Quoting from his slides “RDM is the active management and appraisal of data over all the lifecycle of scholarly research.” In the past, data in the sciences was not curated or taken care of after the publication of articles; now this process has changed and most science researchers already actively manage their data throughout the research project. This could be extended to arts and humanities research. Why wait to do it at the end?

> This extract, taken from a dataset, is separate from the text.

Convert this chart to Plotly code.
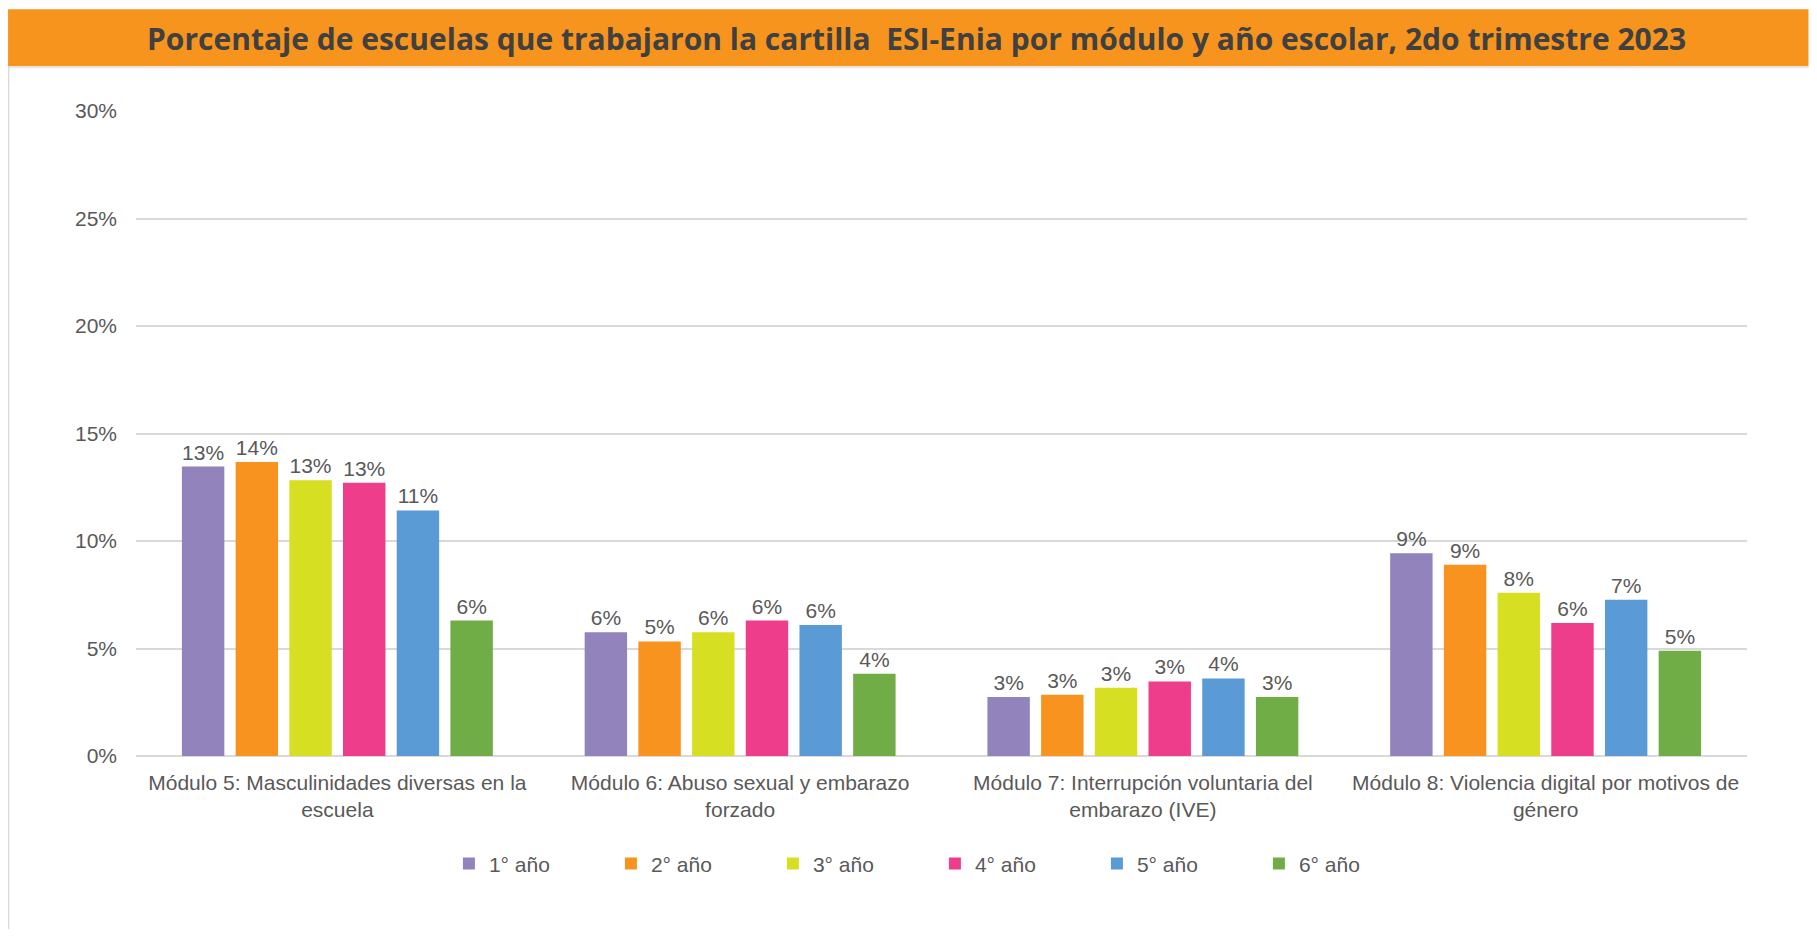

The main argument for RDM and data sharing is transparency. The data is available for scrutiny and replication of findings. Sharing is most important when events cannot be replicated, such as performance or a census survey. In the scientific context ‘data’ stands for evidence, but in the arts and humanities this does not apply in the same way. He then referred to the work of Leigh Garrett, and how data gets reused in the arts. Researchers in the arts reuse research outputs but there is the fear of fraud, because some people might not acknowledge the data sources from which their work derives. To avoid this, there is the tendency to have longer embargoes in humanities and arts than in sciences.

After Martin’s presentation, we called it a day. While, waiting for my train at Nottingham Station, I noticed I had forgotten my phone (and the flower sketch picture with it), but luckily Prof Tony Kent came to my rescue, and brought the phone to the station. Thanks to Tony and Off-Peak train tickets, I was able to travel back home on the day.